I think this would be a great house to tour. Do they plan on having it open anytime soon? Dutch Colonial architecture is so pretty when it comes to the interiors.

Hey, have you ever toured the Yankee Ferry? It belongs to Victoria Mackinzie-Childs and it's docked somewhere in New York.

xoxo Cori

Linda Lou said...

WHy don't I remember all of these beautiful homes in Brooklyn when I lived there, thanks so much for sharing historical info with us, I am ready for a tour!

imjacobsmom said...

Wouldn't you love to walk through that home - I know I would. ~ Robyn

Juliana said...

Nice post, thank you so much for sharing the history behind it :-)

Poetikat said...

The optometrist who fitted my contact lenses when I was 15 was named Peter Wykoff! I don't think he was any relation though.

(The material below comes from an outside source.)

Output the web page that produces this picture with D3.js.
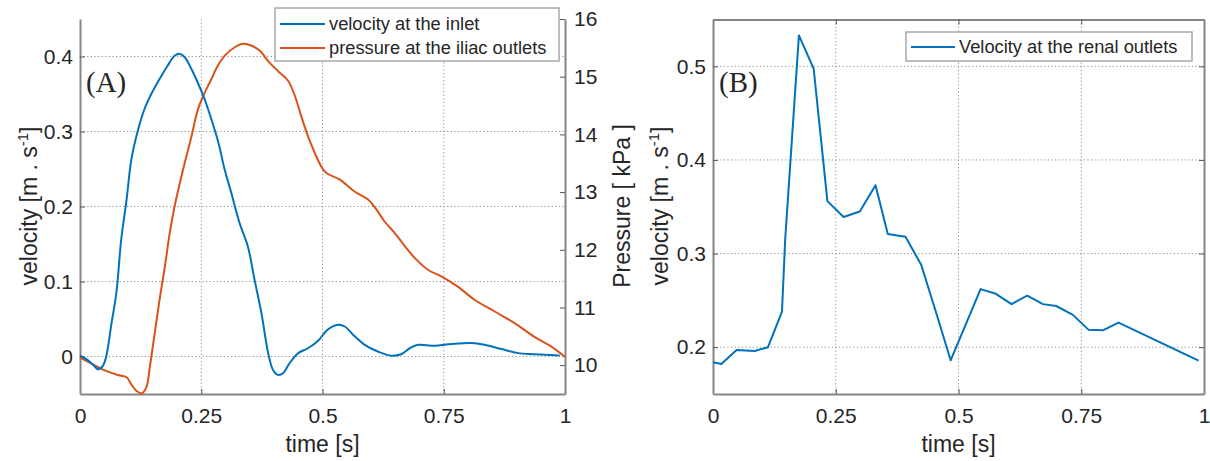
<!DOCTYPE html>
<html>
<head>
<meta charset="utf-8">
<script src="https://cdn.jsdelivr.net/npm/d3@7"></script>
<style>
  html, body { margin: 0; padding: 0; background: #fff; }
  svg { display: block; }
  text { font-family: "Liberation Sans", Arial, Helvetica, sans-serif; fill: #262626; }
</style>
</head>
<body>
<svg id="chart" width="1210" height="461"></svg>
<script>
// ---------- data ----------
const xTicks = [0, 0.25, 0.5, 0.75, 1];
const xTickLabels = ["0", "0.25", "0.5", "0.75", "1"];
const velTicksA = [0, 0.1, 0.2, 0.3, 0.4];
const velTickLabelsA = ["0", "0.1", "0.2", "0.3", "0.4"];
const pressTicks = [10, 11, 12, 13, 14, 15, 16];
const velTicksB = [0.2, 0.3, 0.4, 0.5];
const velTickLabelsB = ["0.2", "0.3", "0.4", "0.5"];

const timeInlet = [0,0.013,0.027,0.037,0.047,0.054,0.065,0.075,0.085,0.096,0.106,0.12,0.133,0.147,0.164,0.181,0.195,0.206,0.216,0.23,0.243,0.257,0.271,0.285,0.298,0.312,0.329,0.346,0.36,0.374,0.388,0.398,0.408,0.419,0.432,0.45,0.47,0.491,0.511,0.532,0.546,0.563,0.587,0.614,0.642,0.662,0.68,0.697,0.731,0.766,0.807,0.834,0.869,0.903,0.937,0.989];
const velInlet = [0.001,-0.0035,-0.011,-0.017,-0.0125,0,0.0446,0.085,0.156,0.209,0.263,0.303,0.33,0.35,0.37,0.388,0.401,0.4035,0.399,0.383,0.365,0.343,0.316,0.286,0.25,0.218,0.178,0.147,0.102,0.058,0.0045,-0.018,-0.0245,-0.022,-0.009,0.0045,0.011,0.021,0.036,0.0424,0.040,0.029,0.0156,0.0067,0.001,0.003,0.011,0.0156,0.0143,0.0166,0.0179,0.0156,0.0099,0.0045,0.003,0.0013];

const timePress = [0,0.023,0.051,0.078,0.096,0.107,0.117,0.127,0.137,0.144,0.154,0.164,0.175,0.185,0.195,0.206,0.216,0.23,0.243,0.257,0.271,0.284,0.298,0.319,0.336,0.353,0.371,0.388,0.408,0.429,0.443,0.456,0.47,0.484,0.497,0.508,0.535,0.566,0.594,0.611,0.628,0.649,0.67,0.69,0.718,0.745,0.779,0.814,0.855,0.896,0.937,0.972,1.0];
const pressIliac = [10.13,10.03,9.91,9.83,9.79,9.65,9.55,9.51,9.62,9.97,10.55,11.13,11.71,12.29,12.75,13.16,13.51,13.97,14.43,14.72,14.96,15.19,15.36,15.51,15.57,15.54,15.45,15.27,15.10,14.93,14.67,14.32,13.97,13.68,13.45,13.33,13.22,13.01,12.87,12.70,12.49,12.29,12.06,11.86,11.65,11.54,11.36,11.13,10.93,10.73,10.49,10.32,10.14];

const timeRenal = [0,0.017,0.048,0.085,0.112,0.1405,0.147,0.175,0.205,0.233,0.266,0.299,0.331,0.356,0.392,0.424,0.455,0.484,0.545,0.576,0.608,0.640,0.672,0.699,0.733,0.765,0.794,0.826,0.989];
const velRenal = [0.184,0.182,0.197,0.196,0.200,0.238,0.315,0.533,0.4975,0.356,0.339,0.345,0.373,0.321,0.318,0.288,0.236,0.186,0.262,0.257,0.246,0.255,0.246,0.244,0.2345,0.2185,0.218,0.2263,0.1857];

const legendA = ["velocity at the inlet", "pressure at the iliac outlets"];
const legendB = ["Velocity at the renal outlets"];

// ---------- drawing ----------
const svg = d3.select("#chart");
const BLUE = "#0072BD", ORANGE = "#D95319";
const AXIS = "#858585", GRID = "#8f8f8f";
const TICKFS = 21, LABELFS = 23;

const A = {l: 80, r: 565, t: 19, b: 394};
const B = {l: 713, r: 1204, t: 19.5, b: 394};

const xA = d3.scaleLinear().domain([0, 1]).range([A.l, A.r]);
const yA = d3.scaleLinear().domain([-0.05, 0.45]).range([A.b, A.t]);
const pA = d3.scaleLinear().domain([9.5, 16]).range([A.b, A.t]);
const xB = d3.scaleLinear().domain([0, 1]).range([B.l, B.r]);
const yB = d3.scaleLinear().domain([0.15, 0.55]).range([B.b, B.t]);

function grid(x, y, box, yt) {
  const gg = svg.append("g");
  gg.selectAll("line.gx").data(xTicks.slice(1, -1)).join("line")
    .attr("x1", d => x(d)).attr("x2", d => x(d)).attr("y1", box.t).attr("y2", box.b)
    .attr("stroke", GRID).attr("stroke-width", 1).attr("stroke-dasharray", "1.2,2.4");
  gg.selectAll("line.gy").data(yt).join("line")
    .attr("y1", d => y(d)).attr("y2", d => y(d)).attr("x1", box.l).attr("x2", box.r)
    .attr("stroke", GRID).attr("stroke-width", 1).attr("stroke-dasharray", "1.2,2.4");
}

function styleAxis(g, showText) {
  g.select(".domain").attr("stroke", AXIS).attr("stroke-width", 2);
  g.selectAll(".tick line").attr("stroke", "#555").attr("stroke-width", 1);
  g.selectAll(".tick text").attr("font-size", TICKFS).attr("fill", "#262626")
    .attr("font-family", '"Liberation Sans", Arial, sans-serif');
  if (!showText) g.selectAll(".tick text").remove();
}

// ----- Panel A -----
grid(xA, yA, A, velTicksA);

const gAx = svg.append("g").attr("transform", `translate(0,${A.b})`)
  .call(d3.axisBottom(xA).tickValues(xTicks).tickFormat((d, i) => xTickLabels[i])
    .tickSizeInner(-5).tickSizeOuter(0).tickPadding(14));
styleAxis(gAx, true);

const gAy = svg.append("g").attr("transform", `translate(${A.l},0)`)
  .call(d3.axisLeft(yA).tickValues(velTicksA).tickFormat((d, i) => velTickLabelsA[i])
    .tickSizeInner(-5).tickSizeOuter(0).tickPadding(7));
styleAxis(gAy, true);

const gAp = svg.append("g").attr("transform", `translate(${A.r},0)`)
  .call(d3.axisRight(pA).tickValues(pressTicks).tickFormat(d3.format("d"))
    .tickSizeInner(-5).tickSizeOuter(0).tickPadding(9));
styleAxis(gAp, true);

const lineInlet = d3.line().x(d => xA(d[0])).y(d => yA(d[1])).curve(d3.curveCatmullRom);
const linePress = d3.line().x(d => xA(d[0])).y(d => pA(d[1])).curve(d3.curveCatmullRom);

svg.append("path").datum(d3.zip(timePress, pressIliac)).attr("d", linePress)
  .attr("fill", "none").attr("stroke", ORANGE).attr("stroke-width", 2);
svg.append("path").datum(d3.zip(timeInlet, velInlet)).attr("d", lineInlet)
  .attr("fill", "none").attr("stroke", BLUE).attr("stroke-width", 2);

// labels A
svg.append("text").attr("x", (A.l + A.r) / 2).attr("y", 452).attr("text-anchor", "middle")
  .attr("font-size", LABELFS).text("time [s]");

function velLabel(x, y) {
  const t = svg.append("text").attr("transform", `translate(${x},${y}) rotate(-90)`)
    .attr("text-anchor", "middle").attr("font-size", LABELFS);
  t.append("tspan").text("velocity [m . s");
  t.append("tspan").attr("dy", -9).attr("font-size", 15).text("-1");
  t.append("tspan").attr("dy", 9).text("]");
}
velLabel(37, 206);

svg.append("text").attr("transform", `translate(630,206) rotate(-90)`)
  .attr("text-anchor", "middle").attr("font-size", LABELFS).text("Pressure [ kPa ]");

svg.append("text").attr("x", 86).attr("y", 92).attr("font-size", 29)
  .style("font-family", '"Liberation Serif", "Times New Roman", serif').text("(A)");

// legend A
const legA = svg.append("g");
legA.append("rect").attr("x", 275).attr("y", 8).attr("width", 284).attr("height", 53)
  .attr("fill", "#fff").attr("stroke", "#a8a8a8").attr("stroke-width", 1.5);
[BLUE, ORANGE].forEach((c, i) => {
  const cy = 24 + i * 24;
  legA.append("line").attr("x1", 280).attr("x2", 325).attr("y1", cy).attr("y2", cy)
    .attr("stroke", c).attr("stroke-width", 2);
  legA.append("text").attr("x", 329).attr("y", cy).attr("dy", "0.35em")
    .attr("font-size", 18.3).text(legendA[i]);
});

// ----- Panel B -----
grid(xB, yB, B, velTicksB);

const gBx = svg.append("g").attr("transform", `translate(0,${B.b})`)
  .call(d3.axisBottom(xB).tickValues(xTicks).tickFormat((d, i) => xTickLabels[i])
    .tickSizeInner(-5).tickSizeOuter(0).tickPadding(14));
styleAxis(gBx, true);
const gBt = svg.append("g").attr("transform", `translate(0,${B.t})`)
  .call(d3.axisTop(xB).tickValues(xTicks).tickSizeInner(-5).tickSizeOuter(0));
styleAxis(gBt, false);

const gBy = svg.append("g").attr("transform", `translate(${B.l},0)`)
  .call(d3.axisLeft(yB).tickValues(velTicksB).tickFormat((d, i) => velTickLabelsB[i])
    .tickSizeInner(-5).tickSizeOuter(0).tickPadding(7));
styleAxis(gBy, true);
const gBr = svg.append("g").attr("transform", `translate(${B.r},0)`)
  .call(d3.axisRight(yB).tickValues(velTicksB).tickSizeInner(-5).tickSizeOuter(0));
styleAxis(gBr, false);

const lineRenal = d3.line().x(d => xB(d[0])).y(d => yB(d[1]));
svg.append("path").datum(d3.zip(timeRenal, velRenal)).attr("d", lineRenal)
  .attr("fill", "none").attr("stroke", BLUE).attr("stroke-width", 2).attr("stroke-linejoin", "round");

svg.append("text").attr("x", (B.l + B.r) / 2).attr("y", 452).attr("text-anchor", "middle")
  .attr("font-size", LABELFS).text("time [s]");
velLabel(668, 206);

svg.append("text").attr("x", 719).attr("y", 92).attr("font-size", 29)
  .style("font-family", '"Liberation Serif", "Times New Roman", serif').text("(B)");

const legB = svg.append("g");
legB.append("rect").attr("x", 906).attr("y", 32).attr("width", 286).attr("height", 29)
  .attr("fill", "#fff").attr("stroke", "#a8a8a8").attr("stroke-width", 1.5);
legB.append("line").attr("x1", 911).attr("x2", 955).attr("y1", 47).attr("y2", 47)
  .attr("stroke", BLUE).attr("stroke-width", 2);
legB.append("text").attr("x", 959).attr("y", 47).attr("dy", "0.35em")
  .attr("font-size", 18.3).text(legendB[0]);
</script>
</body>
</html>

Lovely to have heritage buildings in the heart of the city. We have some in my city as well.

Kat

Queenmothermamaw said...

I love historic house. My small town is full of them. Almost all of downtown itself is preserved, house and business buildings.
QMM

Beverly said...

I think this one may be my favorite. It is a true beauty.

Rhonda Hartis Smith said...

This would be a great place to visit. How nice that the owners will be able to live there and be the caretakers!

steviewren said...

I wonder what it is like living in a home that old. I bet the floors creak. Neat post.

Gracie said...

This is the kind of house I would like to live in....Thanks for sharing.

Tracy said...

OH, that looks like my dream house... LOL! So beautiful...look at that long porch...*sigh*...Have really been enjoying these historic homes posts, Pat. Always learn a lot when coming here--thanks! :o) Happy Day ((HUGS))

CatHerder said...

OOH i love tours of places like the ones youve been posting!

Tracy @ comfortandluxury said...

Fascinating tour so far, Pat. And so nice to know that even in big bustling NYC, there was once a quieter time. Makes me want to get out and visit some of the quieter historic spots in my own little city.

happyone said...

Thanks for spotlighting such a lovely home.
There is a town called Wyckoff in northern NJ and I wonder if it's named after someone in this family.

Joanne Kennedy said...

What a lovely piece of history. I love that you guys have such old stuff there. We get excited if we have a hundred year old home here in CA.

My first thought while reading this was "Oh I wonder if one of my ancestors lived there". I know they didn't but it's fun to think about.